- To be done
Leave out the pictures, and retype only the lines from the beginning of the material through the line that contains "5.62e-20, 4.47e-20, 3.35e-20];", including both.
━━━ Data block ━━━
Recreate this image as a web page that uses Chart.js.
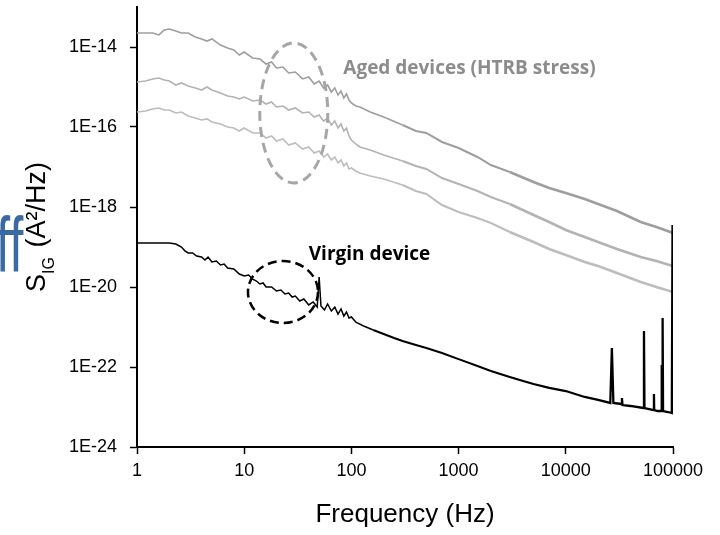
<!DOCTYPE html>
<html lang="en">
<head>
  <meta charset="UTF-8" />
  <title>Gate current noise spectra</title>
  <script src="https://cdn.jsdelivr.net/npm/chart.js"></script>
  <style>
    body { margin: 0; background: #fff; }
    .wrap { width: 720px; height: 535px; }
  </style>
</head>
<body>
  <div class="wrap"><canvas id="noiseChart"></canvas></div>

  <script>
    // frequency grid shared by the three aged-device spectra (Hz)
    const agedFreq = [1, 1.2, 1.4, 1.6, 1.8, 2, 2.3, 2.6, 3, 3.5,
      4, 4.5, 5, 6, 7, 8, 9, 10,
      12, 14, 16, 18, 20, 23, 26, 30, 35, 40,
      45, 50, 55, 60, 65, 70, 75, 80, 85, 90,
      95, 100,
      110, 120, 150, 200, 300, 400, 500, 700, 1000, 1500,
      2000, 3000, 5000, 7000, 10000, 15000, 20000, 30000, 50000, 70000, 100000];

    const agedTop = [2.24e-14, 2.24e-14, 2.24e-14, 2.00e-14, 2.66e-14, 2.82e-14, 2.51e-14, 2.24e-14, 2.24e-14, 1.78e-14,
      1.59e-14, 1.41e-14, 1.59e-14, 1.12e-14, 9.44e-15, 8.41e-15, 6.31e-15, 7.50e-15,
      5.31e-15, 5.01e-15, 3.76e-15, 4.22e-15, 2.99e-15, 3.16e-15, 2.24e-15, 2.37e-15, 1.59e-15, 1.78e-15,
      1.19e-15, 1.41e-15, 9.44e-16, 1.12e-15, 7.50e-16, 9.44e-16, 6.31e-16, 7.94e-16, 5.31e-16, 6.68e-16,
      4.73e-16, 3.98e-16,
      3.35e-16, 3.16e-16, 2.37e-16, 1.78e-16, 1.12e-16, 7.94e-17, 7.08e-17, 4.22e-17, 2.99e-17, 1.78e-17,
      1.12e-17, 7.50e-18, 4.22e-18, 2.99e-18, 2.24e-18, 1.59e-18, 1.19e-18, 7.94e-19, 4.22e-19, 3.16e-19, 2.24e-19];

    const agedMid = [1.33e-15, 1.41e-15, 1.59e-15, 1.68e-15, 1.50e-15, 1.41e-15, 1.12e-15, 1.26e-15, 1.06e-15, 9.44e-16,
      8.41e-16, 1.00e-15, 8.41e-16, 7.08e-16, 5.96e-16, 5.62e-16, 5.01e-16, 5.62e-16,
      4.47e-16, 4.73e-16, 3.76e-16, 4.22e-16, 3.16e-16, 3.35e-16, 2.66e-16, 2.99e-16, 2.24e-16, 2.37e-16,
      1.78e-16, 2.00e-16, 1.41e-16, 1.68e-16, 1.12e-16, 1.41e-16, 9.44e-17, 1.19e-16, 7.94e-17, 9.44e-17,
      5.96e-17, 4.73e-17,
      3.76e-17, 3.16e-17, 2.66e-17, 2.00e-17, 1.41e-17, 1.06e-17, 8.91e-18, 5.31e-18, 3.76e-18, 2.51e-18,
      1.78e-18, 1.19e-18, 6.31e-19, 4.22e-19, 2.66e-19, 1.78e-19, 1.33e-19, 8.91e-20, 5.62e-20, 4.47e-20, 3.35e-20];

    const agedLow = [2.37e-16, 2.51e-16, 2.82e-16, 2.99e-16, 2.66e-16, 2.66e-16, 2.24e-16, 2.37e-16, 1.88e-16, 1.68e-16,
      1.50e-16, 1.59e-16, 1.33e-16, 1.19e-16, 1.00e-16, 9.44e-17, 7.94e-17, 9.44e-17,
      7.08e-17, 7.08e-17, 5.31e-17, 5.96e-17, 4.47e-17, 5.01e-17, 3.55e-17, 3.98e-17, 2.82e-17, 3.16e-17,
      2.24e-17, 2.51e-17, 1.78e-17, 2.11e-17, 1.50e-17, 1.78e-17, 1.26e-17, 1.50e-17, 1.06e-17, 1.26e-17,
      8.91e-18, 9.44e-18,
      7.94e-18, 7.08e-18, 5.96e-18, 5.01e-18, 3.55e-18, 2.51e-18, 2.11e-18, 1.12e-18, 7.50e-19, 5.31e-19,
      3.98e-19, 2.37e-19, 1.33e-19, 8.91e-20, 6.31e-20, 4.22e-20, 3.35e-20, 2.24e-20, 1.33e-20, 1.00e-20, 7.50e-21];

    // virgin device, with the mains / switching spikes
    const virginFreq = [1, 1.5, 2, 2.3, 2.6, 2.8, 3, 3.3, 3.6, 4,
      4.3, 4.6, 5, 5.5, 6, 6.5, 7, 8, 9, 10,
      11, 12, 13, 14, 15, 16, 18, 20, 22, 24,
      26, 28, 30, 33, 36, 40, 44, 48, 50, 52,
      56, 60, 65, 70, 75, 80, 85, 90, 95, 100,
      110, 130, 160, 200, 250, 300, 400, 500, 700, 1000,
      1500, 2000, 3000, 4000, 5000, 7000, 10000, 15000, 20000, 26000,
      26900, 27800, 33000, 33400, 33800, 40000, 53000, 53600, 54200, 60000,
      66000, 66400, 66800, 72000, 77500, 78500, 79200, 80000, 80800, 90000,
      97500, 99000, 100000];

    const virginPsd = [1.26e-19, 1.26e-19, 1.26e-19, 1.19e-19, 1.00e-19, 7.94e-20, 7.08e-20, 7.08e-20, 5.96e-20, 5.62e-20,
      4.73e-20, 5.62e-20, 4.22e-20, 4.47e-20, 3.55e-20, 3.76e-20, 2.99e-20, 2.82e-20, 2.11e-20, 1.88e-20,
      2.00e-20, 1.58e-20, 1.41e-20, 1.19e-20, 1.26e-20, 1.00e-20, 1.00e-20, 7.94e-21, 8.41e-21, 6.68e-21,
      7.08e-21, 5.62e-21, 5.96e-21, 4.47e-21, 5.01e-21, 3.55e-21, 4.22e-21, 3.16e-21, 1.78e-20, 3.35e-21,
      2.66e-21, 3.76e-21, 2.51e-21, 3.16e-21, 2.11e-21, 2.82e-21, 1.88e-21, 2.37e-21, 1.68e-21, 1.78e-21,
      1.33e-21, 1.06e-21, 8.41e-22, 6.68e-22, 5.31e-22, 4.47e-22, 3.55e-22, 2.99e-22, 2.24e-22, 1.58e-22,
      1.06e-22, 7.94e-23, 5.62e-23, 4.47e-23, 3.76e-23, 2.99e-23, 2.51e-23, 1.78e-23, 1.50e-23, 1.26e-23,
      2.99e-22, 1.26e-23, 1.19e-23, 1.68e-23, 1.12e-23, 1.06e-23, 9.44e-24, 7.94e-22, 9.44e-24, 8.91e-24,
      8.41e-24, 2.11e-23, 8.41e-24, 7.94e-24, 7.94e-24, 1.12e-22, 7.94e-24, 1.68e-21, 7.94e-24, 7.50e-24,
      7.08e-24, 3.55e-19, 7.08e-24];

    const xTickValues = [1, 10, 100, 1000, 10000, 100000];
    const yTickValues = [1e-24, 1e-22, 1e-20, 1e-18, 1e-16, 1e-14];

    const FONT = '"Liberation Sans", Arial, sans-serif';

    function toPoints(xs, ys) {
      return xs.map((f, i) => ({ x: f, y: ys[i] }));
    }

    // traces get heavier towards high frequency, where the measured spectrum is noisier
    function graded(steps) {
      return ctx => {
        let w = steps[0][1];
        steps.forEach(([f, width]) => { if (ctx.p0.parsed.x >= f) w = width; });
        return w;
      };
    }
    const agedWidths = [[0, 1.6], [300, 2.0], [3000, 2.6]];
    const virginWidths = [[0, 1.5], [150, 1.9], [2000, 2.3]];

    // dashed callout ellipses and labels, anchored in data space
    const callouts = [
      { f: 29, v: 2.24e-16, rx: 34, ry: 70, color: '#a6a6a6', width: 3, dash: [10, 6] },
      { f: 23, v: 7.5e-21, rx: 35, ry: 31, color: '#000', width: 2.5, dash: [9, 5] }
    ];
    const notes = [
      { text: 'Aged devices (HTRB stress)', f: 84, v: 2.11e-15, color: '#8c8c8c' },
      { text: 'Virgin device', f: 40, v: 4.73e-20, color: '#000' }
    ];

    const decorations = {
      id: 'decorations',
      afterDraw(chart) {
        const { ctx, scales: { x, y } } = chart;
        ctx.save();

        callouts.forEach(c => {
          ctx.beginPath();
          ctx.setLineDash(c.dash);
          ctx.lineWidth = c.width;
          ctx.strokeStyle = c.color;
          ctx.ellipse(x.getPixelForValue(c.f), y.getPixelForValue(c.v), c.rx, c.ry, 0, 0, Math.PI * 2);
          ctx.stroke();
        });
        ctx.setLineDash([]);

        ctx.font = 'bold 19px "Open Sans", Lato, sans-serif';
        ctx.textBaseline = 'alphabetic';
        ctx.textAlign = 'left';
        notes.forEach(n => {
          ctx.fillStyle = n.color;
          ctx.fillText(n.text, x.getPixelForValue(n.f), y.getPixelForValue(n.v));
        });

        // y axis title with subscript
        const big = '27px ' + FONT;
        const small = '16px ' + FONT;
        const rest = ' (A\u00B2/Hz)';
        ctx.font = big;
        const wS = ctx.measureText('S').width;
        const wR = ctx.measureText(rest).width;
        ctx.font = small;
        const wIG = ctx.measureText('IG').width;
        ctx.translate(45, 228);
        ctx.rotate(-Math.PI / 2);
        ctx.fillStyle = '#000';
        let x0 = -(wS + wIG + wR) / 2;
        ctx.font = big;
        ctx.fillText('S', x0, 0);
        ctx.font = small;
        ctx.fillText('IG', x0 + wS, 9);
        ctx.font = big;
        ctx.fillText(rest, x0 + wS + wIG + 2, 0);
        ctx.restore();

        // clipped fragment of a neighbouring slide label on the left edge
        ctx.save();
        ctx.fillStyle = '#3b6aa3';
        ctx.font = '78px ' + FONT;
        ctx.translate(-4, 272);
        ctx.scale(0.65, 1);
        ctx.fillText('ff', 0, 0);
        ctx.restore();
      }
    };

    Chart.defaults.font.family = FONT;
    Chart.defaults.color = '#000';

    new Chart(document.getElementById('noiseChart'), {
      type: 'line',
      data: {
        datasets: [
          { label: 'Virgin device', data: toPoints(virginFreq, virginPsd), borderColor: '#000', borderWidth: 1.5,
            segment: { borderWidth: graded(virginWidths) } },
          { label: 'Aged 1', data: toPoints(agedFreq, agedTop), borderColor: '#9e9e9e', borderWidth: 1.6,
            segment: { borderWidth: graded(agedWidths) } },
          { label: 'Aged 2', data: toPoints(agedFreq, agedMid), borderColor: '#b3b3b3', borderWidth: 1.6,
            segment: { borderWidth: graded(agedWidths) } },
          { label: 'Aged 3', data: toPoints(agedFreq, agedLow), borderColor: '#bdbdbd', borderWidth: 1.6,
            segment: { borderWidth: graded(agedWidths) } }
        ]
      },
      options: {
        responsive: true,
        maintainAspectRatio: false,
        animation: false,
        layout: { padding: { left: 0, right: 47, top: 7, bottom: 0 } },
        elements: { point: { radius: 0 }, line: { tension: 0 } },
        plugins: { legend: { display: false }, tooltip: { enabled: false } },
        scales: {
          x: {
            type: 'logarithmic',
            min: 1,
            max: 100000,
            border: { color: '#000', width: 2 },
            grid: { drawOnChartArea: false, tickLength: 7, tickColor: '#000', tickWidth: 1.5 },
            ticks: {
              autoSkip: false, maxRotation: 0, padding: 6, color: '#000',
              font: { size: 18 },
              callback: v => String(v)
            },
            afterBuildTicks: s => { s.ticks = xTickValues.map(v => ({ value: v })); },
            afterFit: s => { s.height = 88; },
            title: { display: true, text: 'Frequency (Hz)', font: { size: 26 }, color: '#000', padding: { top: 0, bottom: 5 } }
          },
          y: {
            type: 'logarithmic',
            min: 1e-24,
            max: 1e-13,
            border: { color: '#000', width: 2 },
            grid: { drawOnChartArea: false, tickLength: 7, tickColor: '#000', tickWidth: 1.5 },
            ticks: {
              autoSkip: false, padding: 13, color: '#000',
              font: { size: 18 },
              callback: v => '1E' + Math.round(Math.log10(v))
            },
            afterBuildTicks: s => { s.ticks = yTickValues.map(v => ({ value: v })); },
            afterFit: s => { s.width = 137; s.paddingTop = 0; s.paddingBottom = 0; }
          }
        }
      },
      plugins: [decorations]
    });
  </script>
</body>
</html>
━━━
- Correct answer
Recreate this image as a web page that uses Chart.js.
<!DOCTYPE html>
<html lang="en">
<head>
  <meta charset="UTF-8" />
  <title>Gate current noise spectra</title>
  <script src="https://cdn.jsdelivr.net/npm/chart.js"></script>
  <style>
    body { margin: 0; background: #fff; }
    .wrap { width: 720px; height: 535px; }
  </style>
</head>
<body>
  <div class="wrap"><canvas id="noiseChart"></canvas></div>

  <script>
    // frequency grid shared by the three aged-device spectra (Hz)
    const agedFreq = [1, 1.2, 1.4, 1.6, 1.8, 2, 2.3, 2.6, 3, 3.5,
      4, 4.5, 5, 6, 7, 8, 9, 10,
      12, 14, 16, 18, 20, 23, 26, 30, 35, 40,
      45, 50, 55, 60, 65, 70, 75, 80, 85, 90,
      95, 100,
      110, 120, 150, 200, 300, 400, 500, 700, 1000, 1500,
      2000, 3000, 5000, 7000, 10000, 15000, 20000, 30000, 50000, 70000, 100000];

    const agedTop = [2.24e-14, 2.24e-14, 2.24e-14, 2.00e-14, 2.66e-14, 2.82e-14, 2.51e-14, 2.24e-14, 2.24e-14, 1.78e-14,
      1.59e-14, 1.41e-14, 1.59e-14, 1.12e-14, 9.44e-15, 8.41e-15, 6.31e-15, 7.50e-15,
      5.31e-15, 5.01e-15, 3.76e-15, 4.22e-15, 2.99e-15, 3.16e-15, 2.24e-15, 2.37e-15, 1.59e-15, 1.78e-15,
      1.19e-15, 1.41e-15, 9.44e-16, 1.12e-15, 7.50e-16, 9.44e-16, 6.31e-16, 7.94e-16, 5.31e-16, 6.68e-16,
      4.73e-16, 3.98e-16,
      3.35e-16, 3.16e-16, 2.37e-16, 1.78e-16, 1.12e-16, 7.94e-17, 7.08e-17, 4.22e-17, 2.99e-17, 1.78e-17,
      1.12e-17, 7.50e-18, 4.22e-18, 2.99e-18, 2.24e-18, 1.59e-18, 1.19e-18, 7.94e-19, 4.22e-19, 3.16e-19, 2.24e-19];

    const agedMid = [1.33e-15, 1.41e-15, 1.59e-15, 1.68e-15, 1.50e-15, 1.41e-15, 1.12e-15, 1.26e-15, 1.06e-15, 9.44e-16,
      8.41e-16, 1.00e-15, 8.41e-16, 7.08e-16, 5.96e-16, 5.62e-16, 5.01e-16, 5.62e-16,
      4.47e-16, 4.73e-16, 3.76e-16, 4.22e-16, 3.16e-16, 3.35e-16, 2.66e-16, 2.99e-16, 2.24e-16, 2.37e-16,
      1.78e-16, 2.00e-16, 1.41e-16, 1.68e-16, 1.12e-16, 1.41e-16, 9.44e-17, 1.19e-16, 7.94e-17, 9.44e-17,
      5.96e-17, 4.73e-17,
      3.76e-17, 3.16e-17, 2.66e-17, 2.00e-17, 1.41e-17, 1.06e-17, 8.91e-18, 5.31e-18, 3.76e-18, 2.51e-18,
      1.78e-18, 1.19e-18, 6.31e-19, 4.22e-19, 2.66e-19, 1.78e-19, 1.33e-19, 8.91e-20, 5.62e-20, 4.47e-20, 3.35e-20];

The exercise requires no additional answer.